Comfy Couch: Knowing When to be Quiet
Comfy Couch replaces Table Talk, look for it as I talk about the thing’s on our minds from time to time.
A friend recently asked “when do you know to be quiet”? Well it all depends, I said. What is the circumstance?
See when you are with someone and they need to talk or open up, it will be quite clear. But you have to be paying attention. I have seen this many times where one person is trying to talk, really talk and the other is simply going on and on about the color of the drapes in the room or the people at the other table or how darn good their coffee is. Life can get in the way if you aren’t careful. Learn to read the signs, they are usually a lot more noticeable than you think.
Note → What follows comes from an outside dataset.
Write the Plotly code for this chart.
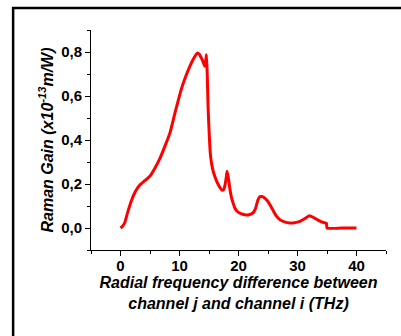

When you need to know when to be quiet is usually a good sign that you should be. It would be great if everyone could just say what’s on their mind without fear of being judged or sounding stupid, but that is just the way it is. Therefore we must learn to read people, that is if we really do care about understanding each other. If a friend who normally sticks to themselves or just nobs their head has suddenly started engaging themselves into the conversation or leaning into the conversation, sometimes without words, they’re ready to talk. In most cases the issue at hand is important to them and won’t take a lot of time, remember they aren’t good at expressing themselves, so sit back and try to listen. If you can at all help it let them finish talking before interjecting and be aware of turning it back to you. It’s okay to share a familiarity, but too much talk about you and your similar situation will only take away from them and possibly shut them down before they have told you what they need.
No you aren’t responsible for knowing every thing all the time or even knowing when they need to talk some of the time, just be aware of them and they will somehow let you know it’s time for you to be quiet.